Airbus A380 Super Jumbo arrives at Dulles Airport & it's a monster plane!

The trend away from jumbo passenger jets was already evident when the A380 made its maiden flight. I wonder if the A380 might have had more success if Airbus had concentrated on the proposed cargo version instead of the passenger one. None of the A380F cargo planes were ever built, and the project was scrapped 3 or 4 years ago.

That is one big-ass airplane: Airbus A380 - Wikipedia

As I remember, at the same time Airbus was planning the A380, Boeing was planning the 787 Dreamliner. Airbus bet big on larger planes to fly from hub to hub while Boeing bet big on a smaller plane that could fly to and from smaller airports but was more fuel efficient and used composite materials. Looks like Boeing was right.

You might see a number of the current passenger aircraft converted to freighters as they get (prematurely) retired, just like a number of passenger 747’s that have become economically obsolete for the airlines but are still a good deal for the cargo carriers.

The market for it was really created by just one guy, the CEO at Emirates, which accounts for most of the A380’s sales. But the 777 and A350 are better planes for them, and their orders are shifting that way.

The first four A380s have already been retired and two are waiting to be scrapped, so it doesn’t seem like there is much of a market for converted A380s.

From what I understand, Boeing engineers had freight haulage in the backs of their minds when designing the 747. As I was told, they looked at the Concorde and assumed that supersonic jets were the future of long-distance passenger aviation. So they gave the 747 its iconic hump, to make it easy to convert to a cargo carrier that could be loaded through the flipped-up nose.

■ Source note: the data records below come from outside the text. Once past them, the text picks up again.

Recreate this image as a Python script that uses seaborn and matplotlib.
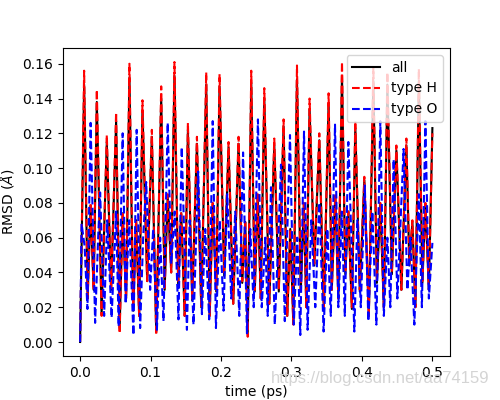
import matplotlib
matplotlib.use('Agg')
import matplotlib.pyplot as plt
import seaborn as sns

# time (ps) and RMSD (Angstrom)
h_time = [0.0, 0.0057, 0.0107, 0.0149, 0.0192, 0.0237, 0.0305, 0.0379,
          0.0440, 0.0511, 0.0561, 0.0604, 0.0653, 0.0700, 0.0753, 0.0795,
          0.0838, 0.0885, 0.0952, 0.1018, 0.1080, 0.1151, 0.1200, 0.1243,
          0.1293, 0.1339, 0.1392, 0.1435, 0.1484, 0.1530, 0.1591, 0.1658,
          0.1719, 0.1790, 0.1839, 0.1882, 0.1932, 0.1979, 0.2045, 0.2107,
          0.2173, 0.2249, 0.2301, 0.2344, 0.2379, 0.2429, 0.2479, 0.2521,
          0.2564, 0.2614, 0.2685, 0.2756, 0.2820, 0.2888, 0.2940, 0.2983,
          0.3026, 0.3078, 0.3132, 0.3175, 0.3210, 0.3257, 0.3324, 0.3395,
          0.3459, 0.3527, 0.3572, 0.3622, 0.3665, 0.3717, 0.3764, 0.3807,
          0.3857, 0.3906, 0.3970, 0.4034, 0.4098, 0.4162, 0.4212, 0.4261,
          0.4311, 0.4361, 0.4425, 0.4489, 0.4560, 0.4631, 0.4673, 0.4716,
          0.4759, 0.4808, 0.4858, 0.4901, 0.4950, 0.5000]

h_rmsd = [0.000, 0.156, 0.025, 0.080, 0.030, 0.145, 0.015, 0.119,
          0.030, 0.132, 0.005, 0.075, 0.025, 0.160, 0.020, 0.070,
          0.015, 0.139, 0.035, 0.122, 0.004, 0.147, 0.030, 0.085,
          0.040, 0.161, 0.035, 0.075, 0.015, 0.126, 0.025, 0.118,
          0.020, 0.155, 0.015, 0.080, 0.030, 0.154, 0.040, 0.115,
          0.022, 0.118, 0.035, 0.070, 0.003, 0.156, 0.030, 0.085,
          0.025, 0.146, 0.022, 0.117, 0.030, 0.128, 0.015, 0.065,
          0.010, 0.159, 0.030, 0.080, 0.020, 0.140, 0.045, 0.120,
          0.020, 0.143, 0.030, 0.085, 0.025, 0.161, 0.040, 0.075,
          0.020, 0.127, 0.030, 0.095, 0.015, 0.158, 0.035, 0.080,
          0.020, 0.155, 0.040, 0.113, 0.030, 0.117, 0.045, 0.070,
          0.020, 0.157, 0.035, 0.080, 0.030, 0.120]

all_rmsd = [0.000, 0.148, 0.026, 0.078, 0.030, 0.138, 0.016, 0.115,
            0.030, 0.127, 0.008, 0.074, 0.025, 0.152, 0.018, 0.070,
            0.015, 0.133, 0.035, 0.118, 0.006, 0.140, 0.030, 0.084,
            0.040, 0.153, 0.033, 0.074, 0.015, 0.122, 0.024, 0.114,
            0.020, 0.148, 0.015, 0.079, 0.029, 0.147, 0.038, 0.112,
            0.022, 0.114, 0.034, 0.069, 0.005, 0.149, 0.029, 0.084,
            0.025, 0.140, 0.022, 0.113, 0.029, 0.124, 0.015, 0.065,
            0.011, 0.151, 0.029, 0.079, 0.020, 0.134, 0.044, 0.116,
            0.019, 0.137, 0.030, 0.084, 0.025, 0.153, 0.039, 0.075,
            0.019, 0.123, 0.029, 0.093, 0.015, 0.150, 0.034, 0.079,
            0.020, 0.148, 0.039, 0.110, 0.030, 0.113, 0.044, 0.069,
            0.020, 0.150, 0.034, 0.079, 0.030, 0.123]

o_time = [0.0, 0.0021, 0.0064, 0.0104, 0.0149, 0.0213, 0.0256, 0.0284,
          0.0341, 0.0384, 0.0447, 0.0511, 0.0547, 0.0604, 0.0646, 0.0696,
          0.0757, 0.0803, 0.0852, 0.0895, 0.0938, 0.0994, 0.1037, 0.1090,
          0.1136, 0.1183, 0.1243, 0.1293, 0.1342, 0.1396, 0.1442, 0.1516,
          0.1555, 0.1609, 0.1676, 0.1729, 0.1776, 0.1832, 0.1882, 0.1928,
          0.1982, 0.2036, 0.2088, 0.2145, 0.2202, 0.2259, 0.2313, 0.2368,
          0.2415, 0.2464, 0.2524, 0.2578, 0.2628, 0.2663, 0.2709, 0.2763,
          0.2805, 0.2851, 0.2905, 0.2979, 0.3033, 0.3082, 0.3125, 0.3178,
          0.3229, 0.3281, 0.3338, 0.3395, 0.3456, 0.3509, 0.3558, 0.3618,
          0.3665, 0.3714, 0.3757, 0.3807, 0.3892, 0.3935, 0.3984, 0.4041,
          0.4091, 0.4148, 0.4205, 0.4261, 0.4311, 0.4361, 0.4403, 0.4450,
          0.4503, 0.4591, 0.4645, 0.4688, 0.4744, 0.4808, 0.4851, 0.4901,
          0.4950, 0.5000]

o_rmsd = [0.000, 0.068, 0.055, 0.019, 0.126, 0.011, 0.060, 0.086,
          0.015, 0.070, 0.014, 0.075, 0.009, 0.120, 0.022, 0.070,
          0.004, 0.122, 0.008, 0.060, 0.092, 0.030, 0.065, 0.007,
          0.060, 0.012, 0.126, 0.045, 0.075, 0.013, 0.112, 0.007,
          0.070, 0.010, 0.098, 0.016, 0.065, 0.013, 0.127, 0.008,
          0.070, 0.018, 0.085, 0.025, 0.075, 0.015, 0.109, 0.005,
          0.065, 0.020, 0.128, 0.020, 0.060, 0.015, 0.089, 0.010,
          0.050, 0.102, 0.012, 0.119, 0.010, 0.060, 0.004, 0.121,
          0.007, 0.070, 0.020, 0.080, 0.006, 0.065, 0.015, 0.125,
          0.020, 0.075, 0.015, 0.115, 0.006, 0.070, 0.020, 0.090,
          0.012, 0.075, 0.010, 0.127, 0.015, 0.060, 0.020, 0.105,
          0.025, 0.111, 0.030, 0.060, 0.010, 0.085, 0.020, 0.127,
          0.025, 0.057]

fig, ax = plt.subplots(figsize=(5, 4), dpi=100)

sns.lineplot(x=h_time, y=all_rmsd, color='k', label='all', ax=ax)
sns.lineplot(x=h_time, y=h_rmsd, color='r', linestyle='--', label='type H', ax=ax)
sns.lineplot(x=o_time, y=o_rmsd, color='b', linestyle='--', label='type O', ax=ax)

ax.set_xlabel('time (ps)')
ax.set_ylabel(r'RMSD ($\AA$)')
ax.legend(loc='upper right')

# csdn watermark
fig.text(0.98, 0.055, 'https://blog.csdn.net/aa74159', ha='right', va='center',
         color='#d4d4d4', fontsize=12, family='Liberation Sans')

plt.savefig('out.png')
plt.close()
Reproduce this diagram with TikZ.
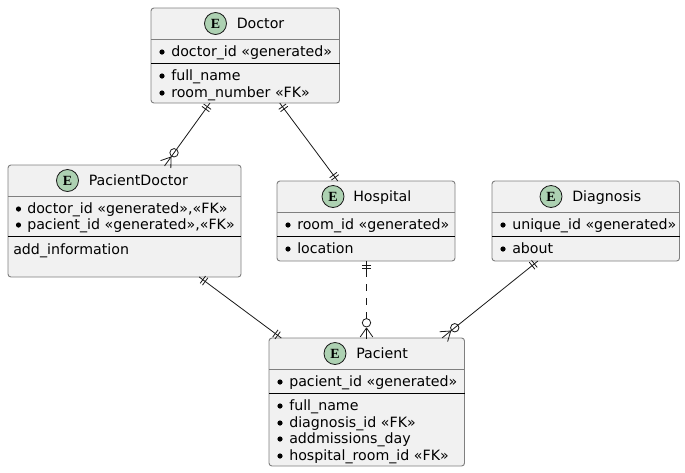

I think that’s correct. The hump on the 747 puts the cockpit above the cargo space, so if the cargo shifts, it won’t crash into the cockpit.

If the cargo shifts that much, being out of its way isn’t going to help you.

I think it was more an issue of having the flight deck out of the way so that loading cargo would be faster and easier.

You may be right. I just remembered that the location of the cockpit had something to do with the cargo configuration.

The A380 was designed to compete with the 747 but the 747 has been on the decline and has only lasted this long because of the freighter version.

The big flaw in the A380 from the start was a lack of a freighter version.

Well, that, and all the airport reconstruction (strengthened ramps and wider-clearance taxiways, etc.) needed to accommodate it. That essentially restricted it to only those few trunk airports that could justify the expense and provide the passenger totals needed to justify it. But the aviation world moved away from hub-and-spoke systems while Airbus was still committed to it.

The story about the 747 hump is true, btw.

The latest edition of the 747 has additional airport requirements that previous models don’t due to increased size.

Is that why Airbus never made a freighter version of the A380? I would assume, for example, that any plane meant for cargo haulage would have to be able to fly into Memphis, Atlanta, and whichever airport DHL flies out of (Berlin? Frankfurt?).

Airbus tried to sell one for a while but nobody wanted it.